Parkinson is a British television chat show that was presented by Michael Parkinson. It was first shown on BBC1 from 19 June 1971 to 8 May 2004 then on ITV from 4 September 2004 to 22 December 2007.

Parkinson began in 1971 when the host was offered a series of eight shows by the BBC's Head of Light Entertainment, Bill Cotton. It was to be transmitted during the "summer lull" in a late-night slot on Saturdays (which continued throughout its run), plus from 1979 a second mid-week edition when the series was on air. A parallel series was shown in Australia between 1979 and 1982. That year, 1982, Parkinson left the BBC to be co-founder and presenter on the ITV breakfast television station TV-am, where after many schedule upheavals he ended up presenting the Sunday morning programme with his wife, Mary Parkinson.

Michael Parkinson would eventually return to the BBC for further series. However, in between his work for the BBC he did two series of chat shows for Yorkshire Television in 1987–1988 as Parkinson One to One, the format being an interview with a single guest (sometimes employed during his time with the BBC).

He returned to the BBC in August 1995 to present a series of retrospective shows, Parkinson: The Interviews, featuring memorable excerpts, eventually presenting a new, revived version of his chat show on BBC One in January 1998. However, in April 2004, ITV announced that it had "poached" the interviewer from the BBC from the autumn of that year. Parkinson said that he was sad to be leaving the BBC but that he and the channel controller, Lorraine Heggessey, could not agree on a suitable slot for his show following the return of Premiership football highlights to the BBC One Saturday evening schedule. The ITV version of the programme, produced by Granada, debuted in September 2004, with an identical set, theme tune and format to the BBC edition. Its audience was around 6m viewers.

The most recent Parkinson run on the BBC (1998–2004) was one of the few recent British TV programmes that was not made in widescreen. However, his ITV show was recorded in the format with very tight close-ups.

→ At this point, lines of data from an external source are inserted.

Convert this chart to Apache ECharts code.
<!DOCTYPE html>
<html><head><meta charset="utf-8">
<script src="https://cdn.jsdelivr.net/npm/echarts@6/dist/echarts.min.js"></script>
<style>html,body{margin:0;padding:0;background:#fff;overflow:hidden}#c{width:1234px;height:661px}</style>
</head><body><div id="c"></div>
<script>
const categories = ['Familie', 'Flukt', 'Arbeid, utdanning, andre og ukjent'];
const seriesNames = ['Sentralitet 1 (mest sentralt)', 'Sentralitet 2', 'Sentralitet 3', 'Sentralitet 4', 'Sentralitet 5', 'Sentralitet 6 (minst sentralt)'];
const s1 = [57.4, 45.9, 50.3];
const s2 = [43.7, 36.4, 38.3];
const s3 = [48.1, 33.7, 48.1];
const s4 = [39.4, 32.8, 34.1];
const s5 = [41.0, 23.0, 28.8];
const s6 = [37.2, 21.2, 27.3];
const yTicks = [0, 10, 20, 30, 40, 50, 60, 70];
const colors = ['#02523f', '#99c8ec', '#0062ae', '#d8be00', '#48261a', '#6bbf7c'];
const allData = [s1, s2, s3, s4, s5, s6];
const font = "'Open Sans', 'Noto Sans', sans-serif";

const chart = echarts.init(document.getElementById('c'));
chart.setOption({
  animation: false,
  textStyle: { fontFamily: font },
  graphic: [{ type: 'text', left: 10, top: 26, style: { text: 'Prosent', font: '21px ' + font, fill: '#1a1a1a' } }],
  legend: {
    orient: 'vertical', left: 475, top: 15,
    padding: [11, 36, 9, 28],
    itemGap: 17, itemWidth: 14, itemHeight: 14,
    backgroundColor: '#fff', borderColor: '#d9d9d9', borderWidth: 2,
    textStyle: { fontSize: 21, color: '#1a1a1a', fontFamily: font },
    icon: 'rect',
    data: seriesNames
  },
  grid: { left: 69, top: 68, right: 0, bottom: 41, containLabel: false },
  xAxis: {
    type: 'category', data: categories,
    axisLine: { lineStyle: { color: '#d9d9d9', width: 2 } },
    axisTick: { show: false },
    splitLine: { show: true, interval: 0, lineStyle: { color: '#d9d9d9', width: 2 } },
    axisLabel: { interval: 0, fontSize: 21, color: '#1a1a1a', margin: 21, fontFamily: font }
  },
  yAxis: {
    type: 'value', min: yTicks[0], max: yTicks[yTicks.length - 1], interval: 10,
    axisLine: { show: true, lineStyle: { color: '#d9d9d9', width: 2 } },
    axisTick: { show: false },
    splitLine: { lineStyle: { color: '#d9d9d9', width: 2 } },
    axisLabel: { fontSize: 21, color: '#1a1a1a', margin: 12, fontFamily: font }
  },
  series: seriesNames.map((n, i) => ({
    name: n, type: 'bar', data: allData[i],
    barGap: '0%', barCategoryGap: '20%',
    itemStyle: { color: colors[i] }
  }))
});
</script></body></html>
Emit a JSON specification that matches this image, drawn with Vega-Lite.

Initially Bill Cotton was keen on a format more akin to the USA's Ed Sullivan Show, featuring entertainment and chat. However, Parkinson and his producer, Richard Drewett (who had worked on Late Night Line-Up), envisioned a combination of guests whose celebrity had been achieved in different fields. Their plan was that the final section of each show would become a conversation rather than a formal interview. The pair wanted to move the style as far as possible from the American prototype, even down to the removal of the host's desk, which Parkinson viewed as the "biggest obstacle to a proper interview". At first, Cotton was against this but Drewett convinced him otherwise.